Graduate students and post-docs are in a complicated position. Many are conducting highly specialized research in their fields and they have a limited number of universities they can attend, and even fewer advisors — if you are studying medieval textiles, say, you might only find a handful of advisors who are qualified to supervise your dissertation. Graduate students delve deep into complex research topics and they need to work with experts in their field. After completing their dissertations, many go on into academia themselves, joining an elite few.

You can probably see where this is going.

Graduate students in many areas of academia cannot afford to cross their advisors, departments, and universities. They risk not just the problems of sexism and rape culture — not being believed, being victim-blamed and shamed for reporting, being harassed by colleagues, being ignored by campus authorities — but also the distinct possibility of ending their careers. It may not be possible to find an alternate dissertation advisor, for example, or if someone wants to transfer schools, she's counting on good letters of reference.

Reporting, for some, means losing everything. As soon as you file a sexual harassment complaint, the wheels start turning — while the college glacially investigates, the graduate student is still stuck interacting with the advisor she's accused of sexual harassment, and she's trapped in a department that may turn highly hostile.

There's a reason that Geoff Marcy resigned under pressure from professionals in astronomy from outside Berkeley — those in the astronomy program didn't have the clout and professional cachet to do anything about the situation, no matter how infuriating it was.

Women in the sciences have been quite outspoken on this issue for some time, and to illustrate that this is not just a Berkeley problem, it's worth noting that another professor, at the University of Chicago, also just stepped down because of a sexual harassment complaint. Writing for the New York Times, scientist A. Hope Jahren cited sexual harassment as a major contributor to the flight of women from STEM. This is, in other words, a known and highly documented issue, but academia has stalled out on dealing with it.

Meanwhile, for the tenured faculty charged with harassment, the Board of Regents must make a decision about whether to revoke their status. Some continue to be allowed on campus, while others are suspended... and sent home with pay.

As the current situation unfolds, feminist faculty at UC Berkeley have stepped forward with an open letter, using their platforms as people with more prestige and job security in their fields to speak up. For people at early stages in their careers, those who do not have tenure, and those who belong to marginalized groups, it's extremely dangerous to speak up. These faculty gave voice to the voiceless, even as they risked consequences that could create long-term career problems as they become known as feminist harpies or "difficult personalities."

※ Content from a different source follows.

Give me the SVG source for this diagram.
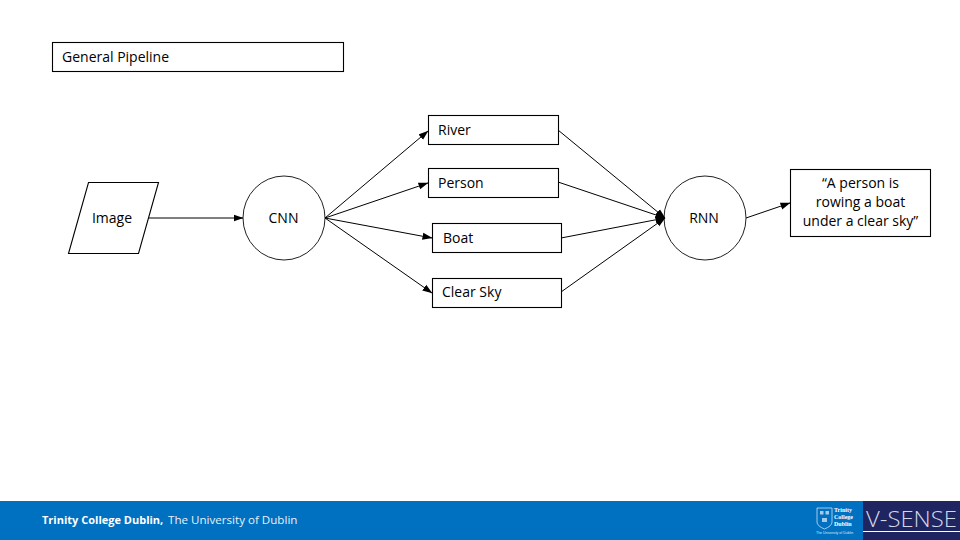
<svg xmlns="http://www.w3.org/2000/svg" width="960" height="540" viewBox="0 0 960 540">
<style>
.s{fill:#fff;stroke:#000;stroke-width:1.1}
.c{fill:#fff;stroke:#222;stroke-width:1}
.t{font-family:"Open Sans","Noto Sans","Liberation Sans",sans-serif;font-size:14px;fill:#000}
.m{text-anchor:middle}
.l{stroke:#000;stroke-width:1;fill:none;marker-end:url(#a)}
</style>
<defs><marker id="a" markerUnits="userSpaceOnUse" markerWidth="10" markerHeight="8" refX="9.500" refY="4" orient="auto"><path d="M0 0.500L10 4L0 7.500Z" fill="#000"/></marker></defs>
<rect width="960" height="540" fill="#fff"/>
<g id="title"><rect class="s" x="52.500" y="42.500" width="291" height="29"/><text class="t" x="62" y="62">General Pipeline</text></g>
<g id="image"><path class="s" d="M88.500 182.500H158.500L138.500 253.500H68.500Z"/><text class="t m" x="112" y="223">Image</text></g>
<g id="cnn"><ellipse class="c" cx="284" cy="218" rx="41" ry="42"/><text class="t m" x="283.500" y="223">CNN</text></g>
<g id="river"><rect class="s" x="428.500" y="115.500" width="130" height="29"/><text class="t" x="438" y="135">River</text></g>
<g id="person"><rect class="s" x="428.500" y="168.500" width="130" height="29"/><text class="t" x="438" y="188">Person</text></g>
<g id="boat"><rect class="s" x="432.500" y="223.500" width="129" height="29"/><text class="t" x="443" y="243">Boat</text></g>
<g id="clearsky"><rect class="s" x="432.500" y="278.500" width="129" height="29"/><text class="t" x="442" y="297">Clear Sky</text></g>
<g id="rnn"><ellipse class="c" cx="705" cy="218" rx="41" ry="42"/><text class="t m" x="704" y="223">RNN</text></g>
<g id="caption"><rect class="s" x="790.500" y="169.500" width="140" height="67"/><text class="t m" x="860.500" y="188">“A person is</text><text class="t m" x="860.500" y="207">rowing a boat</text><text class="t m" x="860.500" y="226">under a clear sky”</text></g>
<g id="connectors">
<line class="l" x1="149" y1="218" x2="243" y2="218"/>
<line class="l" x1="325" y1="218" x2="428" y2="131"/>
<line class="l" x1="325" y1="218" x2="428" y2="183"/>
<line class="l" x1="325" y1="218" x2="432" y2="238"/>
<line class="l" x1="325" y1="218" x2="432" y2="293"/>
<line class="l" x1="558" y1="130" x2="665" y2="218"/>
<line class="l" x1="558" y1="182" x2="665" y2="218"/>
<line class="l" x1="561" y1="238" x2="665" y2="218"/>
<line class="l" x1="561" y1="292" x2="665" y2="218"/>
<line class="l" x1="746" y1="218" x2="790" y2="203"/>
</g>
<g id="footer">
<rect x="0" y="501" width="960" height="39" fill="#0070c0"/>
<text x="42" y="524" font-family="'Open Sans','Noto Sans',sans-serif" font-size="11" fill="#fff" font-weight="700">Trinity College Dublin,</text>
<text x="168" y="524" font-family="'Open Sans','Noto Sans',sans-serif" font-size="11.600" fill="#e8f0f8">The University of Dublin</text>
<rect x="863" y="501" width="97" height="39" fill="#1f2560"/>
<text x="866" y="527" font-family="'Open Sans','Noto Sans',sans-serif" font-size="22" font-weight="300" fill="#d5d8ea" textLength="91" lengthAdjust="spacingAndGlyphs">V-SENSE</text>
<rect x="863" y="531" width="97" height="1" fill="#fff"/>
<path d="M817 508H832V522Q832 526 824.500 529Q817 526 817 522Z" fill="none" stroke="#cfe0f2" stroke-width="0.800"/>
<path d="M820 511H823.500V514.500H820ZM825.500 511H829V514.500H825.500ZM822 518H827V522H822Z" fill="#cfe0f2" opacity="0.800"/>
<text x="834" y="512" font-family="'Liberation Serif',serif" font-size="6" font-weight="700" fill="#fff">Trinity</text>
<text x="834" y="519" font-family="'Liberation Serif',serif" font-size="6" font-weight="700" fill="#fff">College</text>
<text x="834" y="526" font-family="'Liberation Serif',serif" font-size="6" font-weight="700" fill="#fff">Dublin</text>
<text x="816" y="534" font-family="'Liberation Sans',sans-serif" font-size="3.500" fill="#dfe9f5">The University of Dublin</text>
</g>
</svg>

Graduate students are trapped in an ugly situation, and it's a situation that amplifies. As professors learn that they can harass their graduate students, they do it to their undergraduate students as well. Undergrads are afraid to report because they're familiar with the mechanics of rape culture and don't have very much in the institutions that claim to be protecting them. The system perpetuates year after year, even as "whisper networks" may warn women away from some academics.

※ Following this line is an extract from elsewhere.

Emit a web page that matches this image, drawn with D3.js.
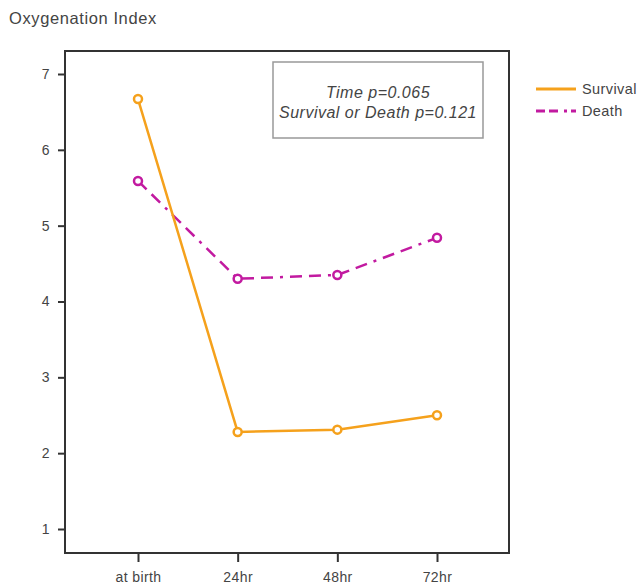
<!DOCTYPE html>
<html>
<head>
<meta charset="utf-8">
<script src="https://cdn.jsdelivr.net/npm/d3@7"></script>
<style>
  body { margin: 0; background: #fff; }
  text { font-family: "Liberation Sans", Arial, sans-serif; fill: #444; }
</style>
</head>
<body>
<svg id="chart" width="640" height="587"></svg>
<script>
var categories = ["at birth", "24hr", "48hr", "72hr"];
var survival = [6.67, 2.28, 2.31, 2.5];
var death = [5.59, 4.3, 4.35, 4.84];
var yTicks = [1, 2, 3, 4, 5, 6, 7];
var seriesNames = ["Survival", "Death"];
var noteLines = ["Time p=0.065", "Survival or Death p=0.121"];

var svg = d3.select("#chart"),
    frame = {left: 65, top: 51, right: 509, bottom: 553};

var x = d3.scalePoint().domain(categories).range([138, 437]),
    y = d3.scaleLinear().domain([1, 7]).range([529, 74]);

var orange = "#f5a11c", magenta = "#c21aa0";

// title
svg.append("text")
    .attr("x", 9).attr("y", 24)
    .attr("font-size", 16.5)
    .attr("letter-spacing", 0.6)
    .text("Oxygenation Index");

// frame
svg.append("rect")
    .attr("x", frame.left).attr("y", frame.top)
    .attr("width", frame.right - frame.left)
    .attr("height", frame.bottom - frame.top)
    .attr("fill", "none")
    .attr("stroke", "#333")
    .attr("stroke-width", 2);

// axes
var yAxis = svg.append("g")
    .attr("transform", "translate(" + frame.left + ",0)")
    .call(d3.axisLeft(y).tickValues(yTicks).tickFormat(d3.format("d")).tickSize(7).tickPadding(8));
var xAxis = svg.append("g")
    .attr("transform", "translate(0," + frame.bottom + ")")
    .call(d3.axisBottom(x).tickSize(9).tickPadding(10));

[xAxis, yAxis].forEach(function(g) {
  g.select(".domain").remove();
  g.selectAll(".tick line").attr("stroke", "#333").attr("stroke-width", 2);
  g.selectAll(".tick text").attr("font-size", 14).attr("fill", "#444")
      .attr("letter-spacing", 0.4)
      .style("font-family", "Liberation Sans, Arial, sans-serif");
});

// annotation box
svg.append("rect")
    .attr("x", 273).attr("y", 62)
    .attr("width", 210).attr("height", 76)
    .attr("fill", "#fff")
    .attr("stroke", "#999")
    .attr("stroke-width", 1.5);
svg.selectAll(".note")
    .data(noteLines)
  .enter().append("text")
    .attr("class", "note")
    .attr("x", 378)
    .attr("y", function(d, i) { return 98 + i * 20; })
    .attr("text-anchor", "middle")
    .attr("font-size", 16)
    .attr("letter-spacing", 0.5)
    .attr("font-style", "italic")
    .text(function(d) { return d; });

var line = d3.line()
    .x(function(d, i) { return x(categories[i]); })
    .y(function(d) { return y(d); });

function drawSeries(values, color, dash) {
  svg.append("path")
      .datum(values)
      .attr("d", line)
      .attr("fill", "none")
      .attr("stroke", color)
      .attr("stroke-width", 2.5)
      .attr("stroke-dasharray", dash);
  svg.selectAll(null)
      .data(values)
    .enter().append("circle")
      .attr("cx", function(d, i) { return x(categories[i]); })
      .attr("cy", function(d) { return y(d); })
      .attr("r", 4)
      .attr("fill", "#fff")
      .attr("stroke", color)
      .attr("stroke-width", 2.5);
}

drawSeries(death, magenta, "12,7,12,7,3,7");
drawSeries(survival, orange, null);

// legend
var legend = svg.append("g");
var legColors = [orange, magenta], legDash = [null, "9,4,9,6,3,4"];
seriesNames.forEach(function(name, i) {
  var ly = 89 + i * 22;
  legend.append("line")
      .attr("x1", 536).attr("x2", 576)
      .attr("y1", ly).attr("y2", ly)
      .attr("stroke", legColors[i])
      .attr("stroke-width", 3)
      .attr("stroke-dasharray", legDash[i]);
  legend.append("text")
      .attr("x", 582).attr("y", ly + 5)
      .attr("font-size", 14.5)
      .attr("letter-spacing", 0.4)
      .text(name);
});
</script>
</body>
</html>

Those networks cannot become public, however, because there's too much at stake.

In the wake of accusation after accusation, UC Berkeley is sending out a flurry of emails to students, desperately trying to reassure them that the situation is in hand. They point to an online course students will have to take before enrolling, and they report being "very interested" in the outcome of an amorphous "task force" recommendation, which is a polite way of saying that the university and the UC system at large are very interested in optics, but not very interested in proactive measures to address the problem by creating a safe environment for graduate students to open up about harassment.

"Several high profile sexual harassment cases here at UC Berkeley have raised deep and understandable concerns about how the campus and its leadership manages these cases and demonstrates our commitment to ensuring a safe community for all of our students, staff and faculty. In particular, we acknowledge that some recent decisions in cases of sexual misconduct have exacerbated these concerns, and we profoundly regret any and all errors of judgment on our part," Chancellor Nicholas Dirks informed the Berkeley community in an email circulated among students, faculty, and staff.

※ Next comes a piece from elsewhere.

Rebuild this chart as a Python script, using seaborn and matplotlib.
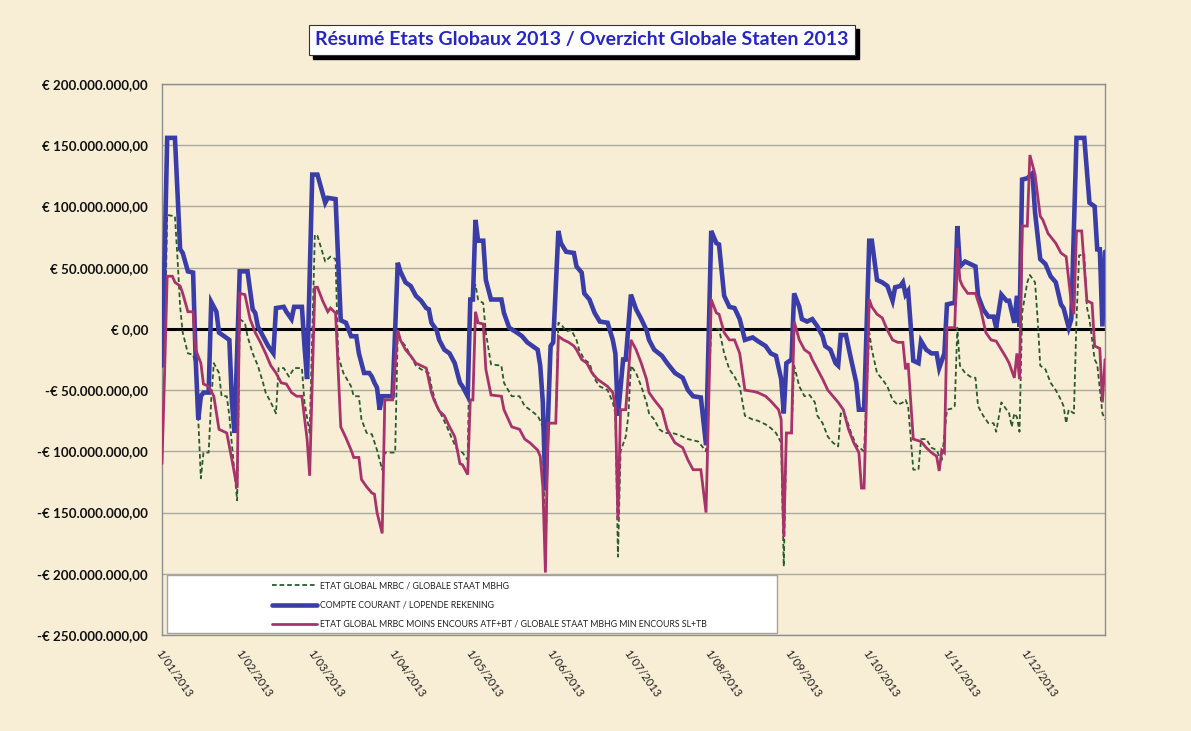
import matplotlib
matplotlib.use("Agg")
import matplotlib.pyplot as plt
from matplotlib.ticker import FuncFormatter
from matplotlib.patches import Rectangle
from matplotlib.transforms import IdentityTransform
import pandas as pd
import seaborn as sns

YEAR_START = "2013-01-01"

# (day of year, 0 = 1 January ; balance in millions of euro)
etat_global = [
    (0, -30), (1, -20), (2, 93), (5, 92), (6, 57), (7, 18), (8, -3), (10, -20), (12, -21), (13, -30),
    (14, -74), (15, -122), (16, -101), (18, -101), (19, -58), (20, -28), (22, -36), (23, -55), (25, -55), (26, -71),
    (27, -95), (29, -140), (30, 8), (32, 5), (33, -6), (35, -20), (37, -30), (39, -44), (40, -52), (42, -60),
    (44, -69), (45, -32), (47, -32), (49, -39), (51, -32), (54, -32), (55, -60), (57, -85), (59, 77), (60, 76),
    (62, 62), (63, 55), (65, 59), (67, 57), (68, -22), (70, -36), (73, -47), (74, -55), (76, -55), (77, -74),
    (79, -85), (81, -86), (83, -99), (85, -115), (86, -101), (90, -101), (91, -3), (92, -9), (94, -14), (96, -22),
    (98, -30), (100, -33), (103, -36), (104, -47), (106, -63), (108, -71), (110, -80), (112, -90), (114, -99), (116, -101),
    (118, -107), (119, 24), (121, 36), (122, 24), (124, 21), (125, -3), (127, -29), (131, -30), (132, -44), (135, -55),
    (138, -55), (140, -63), (142, -66), (145, -71), (146, -75), (147, -80), (148, -195), (149, -77), (152, -77), (153, 5),
    (154, 4), (156, -2), (158, -1), (160, -9), (161, -17), (163, -25), (165, -28), (167, -41), (169, -47), (172, -50),
    (174, -60), (175, -69), (176, -186), (177, -100), (179, -88), (180, -71), (181, -30), (183, -36), (185, -47), (187, -60),
    (188, -69), (190, -74), (192, -82), (194, -85), (197, -85), (200, -87), (203, -90), (207, -92), (210, -100), (212, 0),
    (215, 0), (217, -20), (219, -33), (221, -39), (223, -47), (225, -71), (228, -74), (230, -75), (233, -78), (235, -81),
    (237, -85), (239, -93), (240, -194), (241, -85), (243, -85), (244, -30), (246, -47), (248, -55), (250, -54), (252, -60),
    (253, -71), (255, -77), (257, -88), (259, -93), (261, -96), (262, -69), (264, -72), (266, -85), (268, -95), (271, -100),
    (273, -3), (274, -17), (276, -36), (278, -41), (280, -47), (282, -58), (284, -62), (286, -60), (287, -58), (288, -63),
    (290, -115), (292, -115), (293, -90), (295, -90), (297, -97), (299, -99), (300, -104), (301, -107), (303, -66), (305, -65),
    (306, -63), (307, 1), (308, -30), (310, -36), (312, -39), (314, -40), (315, -63), (317, -71), (319, -77), (321, -77),
    (322, -84), (324, -60), (326, -66), (327, -69), (328, -80), (329, -69), (330, -72), (331, -84), (332, 13), (334, 38),
    (335, 44), (337, 38), (338, 8), (339, -30), (341, -33), (343, -44), (345, -50), (347, -58), (348, -63), (349, -77),
    (350, -66), (352, -69), (353, 8), (354, 60), (356, 61), (357, 18), (358, 8), (360, -25), (361, -29), (363, -69),
    (364, -74),
]

compte_courant = [
    (0, -30), (1, 57), (2, 156), (5, 156), (7, 65), (8, 62), (10, 47), (12, 46), (13, -25), (14, -74),
    (15, -55), (16, -52), (18, -52), (19, 22), (21, 14), (22, -3), (24, -6), (26, -9), (27, -60), (28, -85),
    (30, 47), (33, 47), (35, 16), (36, 13), (37, 2), (39, -6), (41, -14), (43, -20), (44, 17), (47, 18),
    (48, 14), (50, 8), (51, 18), (54, 18), (55, -14), (56, -41), (58, 126), (60, 126), (63, 103), (64, 107),
    (67, 106), (69, 7), (71, 5), (73, -6), (75, -6), (76, -20), (78, -36), (80, -36), (81, -39), (82, -44),
    (83, -48), (84, -66), (85, -55), (89, -55), (91, 54), (92, 47), (94, 38), (96, 35), (98, 27), (100, 23),
    (102, 17), (103, 16), (104, 5), (106, -1), (107, -9), (109, -17), (111, -20), (113, -28), (115, -44), (116, -47),
    (118, -55), (119, 24), (120, 24), (121, 89), (122, 72), (124, 72), (125, 40), (127, 24), (131, 24), (132, 13),
    (134, 1), (137, -3), (139, -6), (141, -11), (143, -14), (145, -17), (146, -30), (147, -60), (148, -132), (150, -14),
    (151, -11), (153, 80), (154, 70), (156, 63), (159, 62), (160, 51), (162, 46), (163, 29), (165, 24), (167, 13),
    (169, 6), (172, 5), (174, -9), (175, -20), (176, -71), (178, -25), (179, -25), (181, 28), (183, 16), (185, 8),
    (187, -1), (188, -9), (190, -17), (193, -22), (195, -28), (198, -36), (201, -40), (203, -50), (205, -55), (208, -56),
    (210, -95), (212, 80), (214, 70), (215, 69), (217, 27), (219, 18), (221, 17), (223, 8), (225, -9), (228, -7),
    (230, -10), (233, -14), (235, -20), (237, -22), (239, -41), (240, -69), (241, -28), (243, -25), (244, 29), (246, 18),
    (247, 8), (249, 6), (251, 8), (253, 2), (255, -6), (256, -14), (258, -17), (260, -28), (261, -30), (262, -5),
    (264, -5), (266, -25), (268, -44), (269, -66), (271, -66), (273, 72), (274, 72), (276, 40), (278, 38), (280, 35),
    (282, 23), (283, 34), (285, 35), (286, 38), (287, 28), (288, 31), (290, -26), (292, -28), (293, -10), (295, -17),
    (297, -20), (299, -20), (300, -32), (302, -20), (303, 20), (305, 21), (306, 21), (307, 84), (308, 51), (310, 55),
    (312, 53), (314, 51), (315, 27), (317, 16), (319, 10), (321, 10), (322, 1), (324, 28), (326, 23), (327, 23),
    (329, 5), (330, 27), (331, 2), (332, 122), (334, 123), (336, 127), (337, 95), (339, 57), (341, 53), (343, 43),
    (345, 38), (347, 20), (348, 17), (350, 1), (351, 8), (352, 81), (353, 156), (356, 156), (358, 103), (360, 100),
    (361, 65), (362, 65), (363, 2), (364, 63),
]

etat_moins_encours = [
    (0, -110), (1, -36), (2, 43), (4, 43), (5, 38), (7, 35), (8, 29), (10, 14), (12, 14), (13, -17),
    (15, -28), (16, -45), (18, -47), (20, -55), (22, -82), (25, -85), (27, -107), (29, -130), (30, 29), (32, 28),
    (34, 8), (36, -3), (38, -11), (40, -20), (42, -30), (44, -36), (46, -44), (48, -45), (50, -52), (52, -55),
    (54, -55), (56, -90), (57, -120), (59, 34), (60, 34), (62, 23), (64, 14), (65, 17), (67, 13), (69, -80),
    (71, -89), (73, -99), (74, -105), (76, -105), (77, -123), (79, -129), (81, -134), (82, -135), (83, -150), (85, -167),
    (86, -58), (89, -58), (91, -1), (92, -9), (94, -17), (96, -22), (98, -28), (100, -30), (102, -32), (104, -52),
    (105, -58), (107, -67), (109, -71), (111, -80), (113, -88), (115, -110), (116, -111), (118, -119), (119, -58), (120, -58),
    (121, 14), (122, 5), (124, 4), (125, -33), (127, -54), (131, -55), (132, -66), (135, -80), (138, -82), (140, -90),
    (142, -93), (145, -99), (146, -104), (147, -129), (148, -199), (149, -77), (152, -77), (153, -6), (155, -9), (157, -11),
    (159, -14), (160, -17), (162, -25), (164, -28), (166, -36), (168, -41), (170, -44), (172, -47), (174, -52), (175, -63),
    (176, -156), (177, -66), (179, -66), (181, -9), (183, -17), (185, -28), (187, -41), (188, -52), (190, -58), (193, -66),
    (195, -82), (198, -93), (201, -97), (203, -107), (205, -115), (208, -115), (210, -150), (212, 24), (214, 13), (215, 12),
    (217, -3), (219, -9), (221, -9), (223, -20), (225, -50), (228, -51), (230, -52), (233, -55), (235, -59), (238, -66),
    (239, -74), (240, -170), (241, -85), (243, -85), (244, 6), (246, -9), (248, -17), (250, -20), (251, -25), (253, -33),
    (255, -41), (257, -50), (259, -55), (261, -60), (263, -66), (265, -82), (267, -93), (269, -101), (270, -130), (271, -130),
    (273, 24), (274, 18), (276, 12), (278, 9), (280, -1), (282, -9), (284, -11), (286, -11), (287, -33), (288, -28),
    (290, -90), (293, -92), (295, -97), (297, -101), (299, -104), (300, -116), (301, -99), (302, -101), (303, 1), (306, 1),
    (307, 66), (308, 40), (309, 35), (311, 29), (314, 29), (316, 16), (318, -3), (320, -9), (322, -10), (324, -17),
    (326, -24), (327, -28), (329, -40), (330, -20), (331, -41), (332, 84), (334, 84), (335, 142), (337, 126), (339, 92),
    (340, 89), (342, 78), (345, 70), (347, 62), (349, 59), (351, 21), (352, 12), (353, 80), (355, 80), (357, 23),
    (359, 21), (360, -14), (362, -16), (363, -60), (364, -25),
]

series_labels = [
    "ETAT GLOBAL MRBC / GLOBALE STAAT MBHG",
    "COMPTE COURANT / LOPENDE REKENING",
    "ETAT GLOBAL MRBC MOINS ENCOURS ATF+BT / GLOBALE STAAT MBHG MIN ENCOURS SL+TB",
]
month_starts = ["2013-01-01", "2013-02-01", "2013-03-01", "2013-04-01", "2013-05-01", "2013-06-01",
                "2013-07-01", "2013-08-01", "2013-09-01", "2013-10-01", "2013-11-01", "2013-12-01"]
month_labels = ["1/01/2013", "1/02/2013", "1/03/2013", "1/04/2013", "1/05/2013", "1/06/2013",
                "1/07/2013", "1/08/2013", "1/09/2013", "1/10/2013", "1/11/2013", "1/12/2013"]
y_ticks_millions = [-250, -200, -150, -100, -50, 0, 50, 100, 150, 200]
title_text = "Résumé Etats Globaux 2013 / Overzicht Globale Staten 2013"

PAPER = "#F8EED6"
GRID = "#ABA89C"
FRAME = "#8E8E8E"
COLORS = ["#2B5A2B", "#3A3DA8", "#A8336B"]


def to_frame(pairs):
    days, vals = zip(*pairs)
    dates = pd.Timestamp(YEAR_START) + pd.to_timedelta(list(days), unit="D")
    return pd.DataFrame({"date": dates, "euro": [v * 1e6 for v in vals]})


def euro_label(v, pos=None):
    txt = f"{abs(v):,.2f}".replace(",", "_").replace(".", ",").replace("_", ".")
    return ("-€ " if v < 0 else "€ ") + txt


sns.set_style("white")
plt.rcParams["font.family"] = ["Lato", "DejaVu Sans"]

fig = plt.figure(figsize=(11.91, 7.31), dpi=100, facecolor=PAPER)
W, H = 1191, 731
ax = fig.add_axes([162 / W, 1 - 635 / H, (1105 - 162) / W, (635 - 84) / H])
ax.set_facecolor(PAPER)

frames = [to_frame(etat_global), to_frame(compte_courant), to_frame(etat_moins_encours)]
styles = [dict(linewidth=1.3, linestyle=(0, (2.6, 1.6)), zorder=3),
          dict(linewidth=3.3, linestyle="-", zorder=4),
          dict(linewidth=2.0, linestyle="-", zorder=5)]
for df, color, label, st in zip(frames, COLORS, series_labels, styles):
    sns.lineplot(data=df, x="date", y="euro", ax=ax, color=color, label=label,
                 sort=False, solid_joinstyle="miter", **st)

ax.axhline(0, color="black", linewidth=2.2, zorder=2)

ax.set_ylim(-250e6, 200e6)
ax.set_xlim(pd.Timestamp("2013-01-01"), pd.Timestamp("2013-12-31"))
ax.set_yticks([v * 1e6 for v in y_ticks_millions])
ax.yaxis.set_major_formatter(FuncFormatter(euro_label))
ax.grid(axis="y", color=GRID, linewidth=1.0, zorder=1)
ax.grid(axis="x", visible=False)
ax.set_axisbelow(True)

ax.set_xticks(pd.to_datetime(month_starts))
ax.set_xticklabels(month_labels, rotation=-55, ha="left", va="top",
                   rotation_mode="anchor", fontsize=8, color="#1E1E1E")
ax.tick_params(axis="x", length=0, pad=9)
ax.tick_params(axis="y", length=4, width=1, color=FRAME, pad=6,
               labelsize=9.6, labelcolor="#111111")
for lbl in ax.get_yticklabels():
    lbl.set_fontweight("bold")
ax.set_xlabel("")
ax.set_ylabel("")
for sp in ax.spines.values():
    sp.set_color(FRAME)
    sp.set_linewidth(1.0)

# legend panel
panel = Rectangle((0.005, 0.004), 0.647, 0.105, transform=ax.transAxes,
                  facecolor="white", edgecolor="#A3A3A3", linewidth=1.0, zorder=6)
ax.add_patch(panel)
handles = ax.get_lines()[:3]
leg = ax.legend(handles, series_labels, loc="upper left", bbox_to_anchor=(0.1166, 0.097),
                frameon=False, fontsize=6.3, handlelength=5.1, handletextpad=0.35,
                labelspacing=1.15, borderpad=0, borderaxespad=0)
leg.set_zorder(7)
for t in leg.get_texts():
    t.set_color("#222222")

# title box, with a solid drop shadow behind it
title = fig.text(582 / W, 1 - 40 / H, title_text, ha="center", va="center", fontsize=14,
                 fontweight="bold", color="#2626C4", zorder=5,
                 bbox=dict(boxstyle="square,pad=0.32", facecolor="white",
                           edgecolor="#333333", linewidth=0.8))
fig.canvas.draw()
box = title.get_bbox_patch().get_window_extent(fig.canvas.get_renderer())
fig.add_artist(Rectangle((box.x0 + 4, box.y0 - 4), box.width, box.height,
                         transform=IdentityTransform(), facecolor="black",
                         edgecolor="black", zorder=4))

fig.savefig("out.png", dpi=100, facecolor=PAPER)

The non-apology was underwhelming, as was the series of plans outlined in following communications — the everpresent "task force" made a guest starring appearance, along with, chillingly, "Each member of our campus community must have clarity about their own responsibility to prevent and report harassment and violence, as well as about how to effectively intervene and provide support where possible."

Yes, that's right: It's your job to keep people from sexually harassing you, and when you fail, it's also your job to report it.

Berkeley's approach to this matter reinforces both external rape culture, and also entrenched and deeply upsetting institutions within academia. While internal emails also state that faculty and staff will be receiving "training," they're vague when it comes to the specifications and what it will actually look like.

Berkeley has historically been a model of social justice activism, from marches on Justin Herman Plaza, to sit-ins, to strikes. That also makes it a community leader when it comes to addressing social issues, and its woeful response to the continually unfolding problem of campus sexual harassment and assault is fundamentally disturbing.

This is not an individualistic problem, and it's not something victims are responsible for: It is the result of tolerance for sexual harassment among leading staff and faculty.

When reports of sexual harassment are accumulating, that suggests that there's a serious problem, because survivors often don't report. Such cases should be immediately prioritized and addressed, and survivors should receive immediate counseling, treatment, and support — for example, no one should be forced to keep working with the dissertation advisor she accused of sexually harassing her, and no graduate student should have to fear reporting on the grounds that she will get bad letters of reference, killing her career before it even begins.

If Berkeley wants to set a model, it needs to stop looking at victims as the problem, and start looking at its own internal culture.